When the Executive Producer of News asked me to go get the network feed, I thought she was talking about calling a caterer. I soon realized that the NBC network sent a video feed to each affiliate station regularly with national video the stations might want to use in their newscasts. I knew then it would be a long and uphill climb before I would feel comfortable in that environment.

Each night when we managed to make our way through waist-high snow piles stretching from the front door of the station to the Ramada Inn across the street, we wondered how many more days we would need to wear the same outfit we arrived in on Monday morning. My wool slacks rubbed my inner thighs until the burn interrupted every thought. Washing underwear each night in the sink and drying them with the hotel hair dryer became a challenge. The food we ate on night five was merely leftover scraps from the steaks we enjoyed on the first night of what we thought would be an exciting 48-hour adventure. There were no deliveries to the hotel because all the roads were closed, and the Governor declared a state of emergency allowing only emergency vehicles on the roads.

The snowmobiles that took our camera crews throughout the city, credited us with the first LIVE shot from the State House with the governor’s message. While he became know for his appearances in his cardigan sweater, we began offering to exchange our outfits with one another just for sport.

The coastal towns flooded as the sea walls gave way to the weight of between two and four feet of snow that fell from Monday morning through Tuesday evening. It became known as the storm of the century. With flood tides cresting at over 15 feet, waves surged over, across and through seawalls.

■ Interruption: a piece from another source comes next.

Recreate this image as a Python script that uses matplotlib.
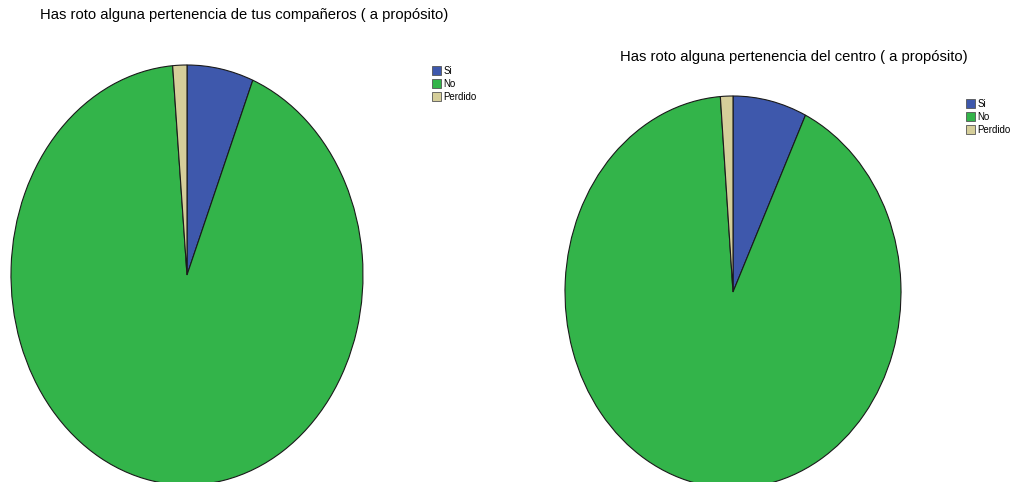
import matplotlib
matplotlib.use("Agg")
import matplotlib.pyplot as plt
from matplotlib.patches import Patch

plt.rcParams['font.family'] = ['Liberation Sans', 'DejaVu Sans']

categories = ["Si", "No", "Perdido"]
values_left = [6.1, 92.6, 1.3]
values_right = [7.1, 91.7, 1.2]
title_left = "Has roto alguna pertenencia de tus compañeros ( a propósito)"
title_right = "Has roto alguna pertenencia del centro ( a propósito)"
colors = ["#3E58AC", "#33B44A", "#D5CE9A"]

W, H = 1011, 482
fig = plt.figure(figsize=(W / 100, H / 100), dpi=100)


def px_axes(left, top, width, height):
    return fig.add_axes([left / W, (H - top - height) / H, width / W, height / H])


def draw_pie(cx, cy, rx, ry, values):
    ax = px_axes(cx - rx, cy - ry, 2 * rx, 2 * ry)
    ax.pie(values, colors=colors, startangle=90, counterclock=False,
           wedgeprops=dict(edgecolor="#1a1a1a", linewidth=0.8))
    ax.set_aspect('auto')
    ax.set_xlim(-1.0, 1.0)
    ax.set_ylim(-1.0, 1.0)
    ax.axis('off')
    return ax


draw_pie(187, 275, 176, 210, values_left)
draw_pie(733, 292, 168, 196, values_right)

fig.text(244 / W, 1 - 15 / H, title_left, ha='center', va='center', fontsize=10.6)
fig.text(794 / W, 1 - 57 / H, title_right, ha='center', va='center', fontsize=10.6)

handles = [Patch(facecolor=c, edgecolor="#555555", linewidth=0.6) for c in colors]


def draw_legend(x, y):
    fig.legend(handles, categories, loc='upper left', bbox_to_anchor=(x / W, 1 - y / H),
               frameon=False, fontsize=7, handlelength=0.95, handleheight=0.95,
               handletextpad=0.2, labelspacing=0.3, borderpad=0, borderaxespad=0)


draw_legend(432, 66)
draw_legend(966, 99)

fig.savefig("out.png", dpi=100)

By Wednesday afternoon, I became very familiar with the routine necessary to choose the most important stories, send a camera crew on snowmobiles and have the edit completed in time for the next news update. By then, we were on live around the clock with updates nearly every hour. The newsroom and control rooms were smelling very gamey. The blizzard was certainly a strange catalyst in finding a career that would take me from the newsroom to the classroom over the next twenty years.